そして今から“自立している”とされる行動をいくつか挙げてみますので、見てみて下さい。
①自分の力で収入を得ている
②身の回りのことが1人で出来る(家事など)
③一人暮らしをしている
ポピュラーなところで言うとこの3つでしょうか。
確かにどれも自立しているという印象を持ちますし、これが出来るようになれば人として一人前みたいな暗黙の了解がありますよね。
私もついこの間までは書いてある条件が満たせることが大人といえる条件だと思っていました。でも、今回自立についていろんな情報を集めるうちに、上の様な事が出来るからと言って自立することにはならないのではないかとも思うようになってきたんです。
実際に私も一人暮らしをして家事をこなしていますが、それによって自分が自立している大人とは思っていません。
人から見れば自分だけで生活しているだけで立派な自立に見えるでしょうし、実際友人にも周りの方からも褒めてもらう機会は多いです。ですが私自身はずっと親に守られている自覚がありますし、すべての自分の行動に責任を持って行動できていますか?と聞かれてしまったら、即答はできません。
自分のしたことが間違えていたらその場しのぎで逃げ切ったり、なんとか誤魔化そうとしたり、どうにもならなければ親に泣きつくのだってしょっちゅうあります。
これまでまとめてきた“自立”の定義によると、私は自立もしていなければ一人前にもなれていない、なんなら大人になりきれてすらいない可能性もあります。
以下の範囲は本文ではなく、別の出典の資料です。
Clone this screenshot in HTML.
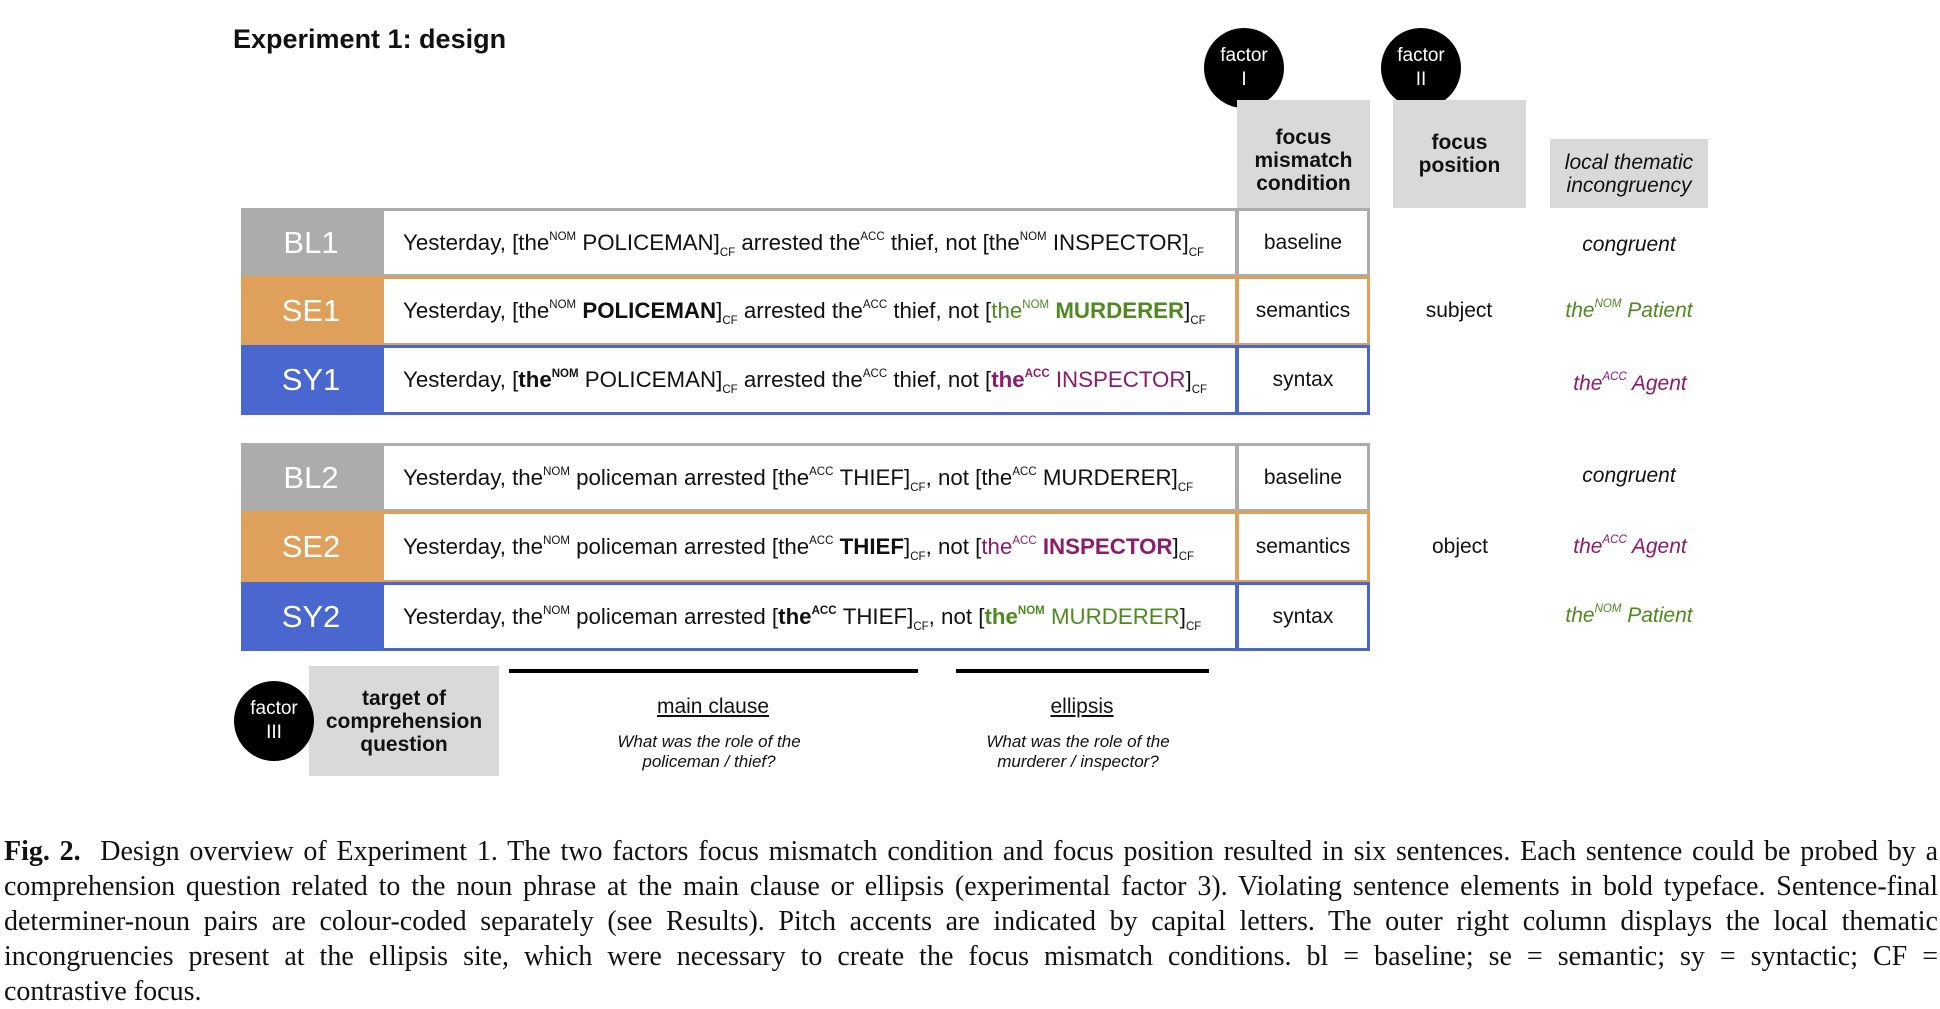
<!DOCTYPE html>
<html><head><meta charset="utf-8"><style>
*{margin:0;padding:0;box-sizing:border-box}
body{width:1940px;height:1008px;background:#fff;position:relative;overflow:hidden;font-family:"Liberation Sans",Arial,sans-serif;color:#111}
.a{position:absolute}
.lab{position:absolute;color:#fff;font-size:31px;display:flex;align-items:center;justify-content:center}
.sent{position:absolute;background:#fff;font-size:22.3px;display:flex;align-items:center;padding-left:19px;white-space:nowrap}
.cond{position:absolute;background:#fff;font-size:21px;display:flex;align-items:center;justify-content:center}
sup{font-size:11.5px;vertical-align:10px;line-height:0}
sub{font-size:11.5px;vertical-align:-6px;line-height:0}
.g{color:#4e8a1f}.p{color:#8e1a6e}
.circ{position:absolute;width:80px;height:80px;border-radius:50%;background:#000;color:#fff;font-size:19px;text-align:center;line-height:24px;padding-top:16px}
.hdr{position:absolute;background:#d9d9d9;font-weight:bold;font-size:21px;text-align:center;display:flex;align-items:center;justify-content:center;line-height:23px}
.col{position:absolute;font-size:21px;text-align:center;transform:translate(-50%,-50%);white-space:nowrap}
.it{font-style:italic}
.cap{position:absolute;left:4px;top:834px;width:1934px;font-family:"Liberation Serif",serif;font-size:28px;line-height:35px;text-align:justify}
</style></head><body>
<div class="a" style="left:233px;top:24px;font-size:27px;font-weight:bold">Experiment 1: design</div>

<div class="circ" style="left:1204px;top:28px">factor<br>I</div>
<div class="circ" style="left:1381px;top:28px">factor<br>II</div>
<div class="hdr" style="left:1237px;top:100px;width:133px;height:108px;padding-top:12px">focus<br>mismatch<br>condition</div>
<div class="hdr" style="left:1393px;top:100px;width:133px;height:108px">focus<br>position</div>
<div class="hdr" style="left:1550px;top:139px;width:158px;height:69px;font-weight:normal;font-style:italic">local thematic<br>incongruency</div>

<div class="lab" style="left:241px;top:208px;width:140px;height:69px;background:#acacac">BL1</div>
<div class="sent" style="left:381px;top:208px;width:857px;height:69px;border:3px solid #acacac"><span>Yesterday, [the<sup>NOM</sup>&nbsp;POLICEMAN]<sub>CF</sub>&nbsp;arrested the<sup>ACC</sup>&nbsp;thief, not [the<sup>NOM</sup>&nbsp;INSPECTOR]<sub>CF</sub></span></div>
<div class="cond" style="left:1236px;top:208px;width:134px;height:69px;border:3px solid #acacac">baseline</div>

<div class="lab" style="left:241px;top:276px;width:140px;height:70px;background:#dea05a">SE1</div>
<div class="sent" style="left:381px;top:276px;width:857px;height:70px;border:3px solid #dea05a"><span>Yesterday, [the<sup>NOM</sup>&nbsp;<b>POLICEMAN</b>]<sub>CF</sub>&nbsp;arrested the<sup>ACC</sup>&nbsp;thief, not [<span class="g">the<sup>NOM</sup>&nbsp;<b>MURDERER</b></span>]<sub>CF</sub></span></div>
<div class="cond" style="left:1236px;top:276px;width:134px;height:70px;border:3px solid #dea05a">semantics</div>

<div class="lab" style="left:241px;top:345px;width:140px;height:70px;background:#4a67d0">SY1</div>
<div class="sent" style="left:381px;top:345px;width:857px;height:70px;border:3px solid #4a67d0"><span>Yesterday, [<b>the<sup>NOM</sup></b>&nbsp;POLICEMAN]<sub>CF</sub>&nbsp;arrested the<sup>ACC</sup>&nbsp;thief, not [<span class="p"><b>the<sup>ACC</sup></b>&nbsp;INSPECTOR</span>]<sub>CF</sub></span></div>
<div class="cond" style="left:1236px;top:345px;width:134px;height:70px;border:3px solid #4a67d0">syntax</div>

<div class="lab" style="left:241px;top:443px;width:140px;height:69px;background:#acacac">BL2</div>
<div class="sent" style="left:381px;top:443px;width:857px;height:69px;border:3px solid #acacac"><span>Yesterday, the<sup>NOM</sup>&nbsp;policeman arrested [the<sup>ACC</sup>&nbsp;THIEF]<sub>CF</sub>, not [the<sup>ACC</sup>&nbsp;MURDERER]<sub>CF</sub></span></div>
<div class="cond" style="left:1236px;top:443px;width:134px;height:69px;border:3px solid #acacac">baseline</div>

<div class="lab" style="left:241px;top:511px;width:140px;height:72px;background:#dea05a">SE2</div>
<div class="sent" style="left:381px;top:511px;width:857px;height:72px;border:3px solid #dea05a"><span>Yesterday, the<sup>NOM</sup>&nbsp;policeman arrested [the<sup>ACC</sup>&nbsp;<b>THIEF</b>]<sub>CF</sub>, not [<span class="p">the<sup>ACC</sup>&nbsp;<b>INSPECTOR</b></span>]<sub>CF</sub></span></div>
<div class="cond" style="left:1236px;top:511px;width:134px;height:72px;border:3px solid #dea05a">semantics</div>

<div class="lab" style="left:241px;top:582px;width:140px;height:69px;background:#4a67d0">SY2</div>
<div class="sent" style="left:381px;top:582px;width:857px;height:69px;border:3px solid #4a67d0"><span>Yesterday, the<sup>NOM</sup>&nbsp;policeman arrested [<b>the<sup>ACC</sup></b>&nbsp;THIEF]<sub>CF</sub>, not [<span class="g"><b>the<sup>NOM</sup></b>&nbsp;MURDERER</span>]<sub>CF</sub></span></div>
<div class="cond" style="left:1236px;top:582px;width:134px;height:69px;border:3px solid #4a67d0">syntax</div>

<div class="col" style="left:1459px;top:311px">subject</div>
<div class="col" style="left:1460px;top:547px">object</div>
<div class="col it" style="left:1629px;top:245px">congruent</div>
<div class="col it g" style="left:1629px;top:311px">the<sup>NOM</sup> Patient</div>
<div class="col it p" style="left:1630px;top:384px">the<sup>ACC</sup> Agent</div>
<div class="col it" style="left:1629px;top:476px">congruent</div>
<div class="col it p" style="left:1630px;top:547px">the<sup>ACC</sup> Agent</div>
<div class="col it g" style="left:1629px;top:616px">the<sup>NOM</sup> Patient</div>

<div class="hdr" style="left:309px;top:666px;width:190px;height:110px">target of<br>comprehension<br>question</div>
<div class="circ" style="left:234px;top:681px">factor<br>III</div>
<div class="a" style="left:509px;top:669px;width:409px;height:4px;background:#000"></div>
<div class="a" style="left:956px;top:669px;width:253px;height:4px;background:#000"></div>
<div class="col" style="left:713px;top:707px;text-decoration:underline">main clause</div>
<div class="col" style="left:1082px;top:707px;text-decoration:underline">ellipsis</div>
<div class="col it" style="left:709px;top:752px;font-size:17px;line-height:20px">What was the role of the<br>policeman / thief?</div>
<div class="col it" style="left:1078px;top:752px;font-size:17px;line-height:20px">What was the role of the<br>murderer / inspector?</div>

<div class="cap"><b>Fig. 2.</b>&nbsp; Design overview of Experiment 1. The two factors focus mismatch condition and focus position resulted in six sentences. Each sentence could be probed by a comprehension question related to the noun phrase at the main clause or ellipsis (experimental factor 3). Violating sentence elements in bold typeface. Sentence-final determiner-noun pairs are colour-coded separately (see Results). Pitch accents are indicated by capital letters. The outer right column displays the local thematic incongruencies present at the ellipsis site, which were necessary to create the focus mismatch conditions. bl = baseline; se = semantic; sy = syntactic; CF = <span style="white-space:nowrap">contrastive focus.</span></div>
</body></html>
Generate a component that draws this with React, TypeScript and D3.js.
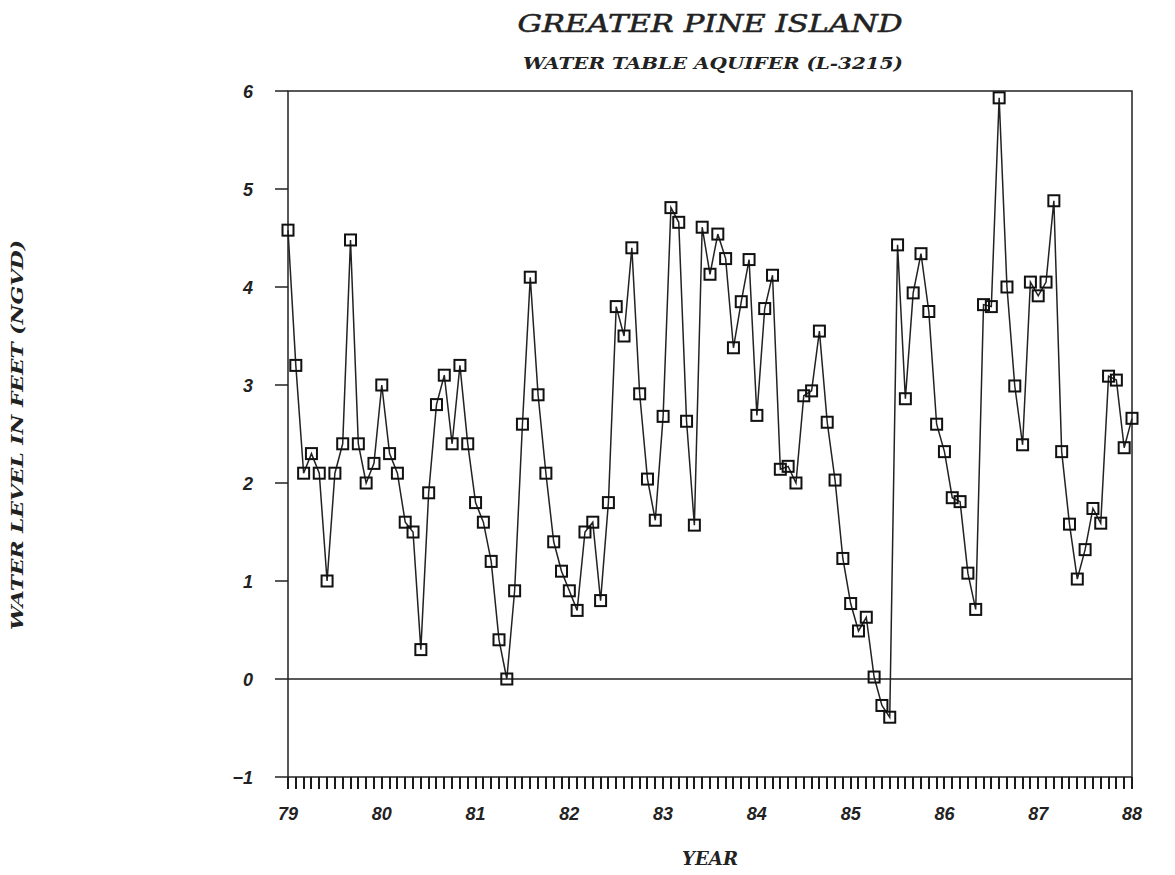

でも、それでいいのかもしれません。不完全だからこそ、完全になりたくて努力することが出来ると思っていますから。だって、仕事をして収入を得ただけで自立した大人と捉えられてしまっては困ります。一人暮らしをしていると言っても、人が思い描く優雅な生活が出来ているとは限らないじゃないですか。
何か一つの条件をクリアしただけで自立だとは思えませんし、むしろこの世に自立できている大人がいるのかも怪しいですよね。自分のすべてに責任を持ってこそ大人だとされるなら、申し訳ないですが大人になり切れていない大人がわんさかいます。当然、私を含めて。
だから、あまり“自立する”ことに拘って重きを置かなくていいのではないでしょうか。
人に頼りきって寄りかかりきりな人生は推奨しませんが、自分なりの自立の正解を見つけられたらそれで良しとしましょう。
人に迷惑をかけた分だけ、人の迷惑を受け止められるようになれた人が“大人”とされる世の中であれたら、本当の意味で“自立”している大人たちが増える未来も見えてきますね。